No community in Nepal has as many festivals and celebrations as Newar community. All these festivals have a common significance of victory of good over evil. One of such many festivities is Gathe Mangal. It is celebrated on Shrawan Krishna Chaturdashi by burning dummy-like figures of serpents, demons, wind, water and fire. Also known as Gaanthaamo or Gathaanmo where gaan means bell and mo meads head, this celebration is for victory over demon named Ghantakarna who wore iron rings and created havoc in Newari societies. During this day, people offer money, clothes, salt and handmade dolls to semi-naked man, referring to demon Ghantakarna who is covered with tar on his face and paints all over the body.
On this day, people clean their houses and surroundings and have Samyabaji- a dish consisting of seven food items namely chatamari, beaten rice, roasted soybean with small pieces of ginger and garlic, fried boiled egg, boiled beans with extra spices and potatoes.
Like every celebration starts with an incident, there is an interesting folklore about how people of Newar community started celebrating Gathe Mangal. There was once a demon named Ghantakarna who created havoc in the Newar community. As per the folk lore, this demon with pair of bells on ears terrified people by destroying their crops, animals and sometimes even the humans. This created panic in the community. People started gathering and developing ideas to destroy the demon. They tried their best to remove him but were unsuccessful. Then, a clever frog generated an idea. He lured the demon to a swamp and trapped him. People, then gathered and killed him and were then finally, able to get rid of the demon and live in peace. Since then, people started worshipping the frog to honor his deeds and make his name known to future generations.
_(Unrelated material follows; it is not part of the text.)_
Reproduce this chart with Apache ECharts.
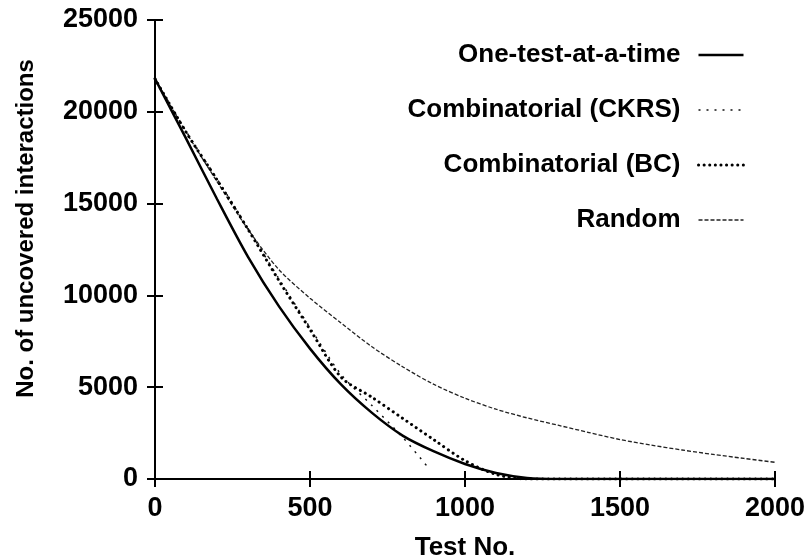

Gathe Mangal is also known as the metal day. Newar communities wear gathemangal ko authi (ring) which as per belief has power to safeguard people from evil. People also hammer 3-legged nails on the door of their houses before nightfall to evade from demons and evil spirits. During the day, dummies of demons resembling Ghantakarna are erected at street crossroads and are dragged all over the city. A man with black and blue paint all over the body begs for money with passerby and walks along with the dummy. At the end of the day, the dummy is taken to the nearby river and immersed signifying defeat of the demon.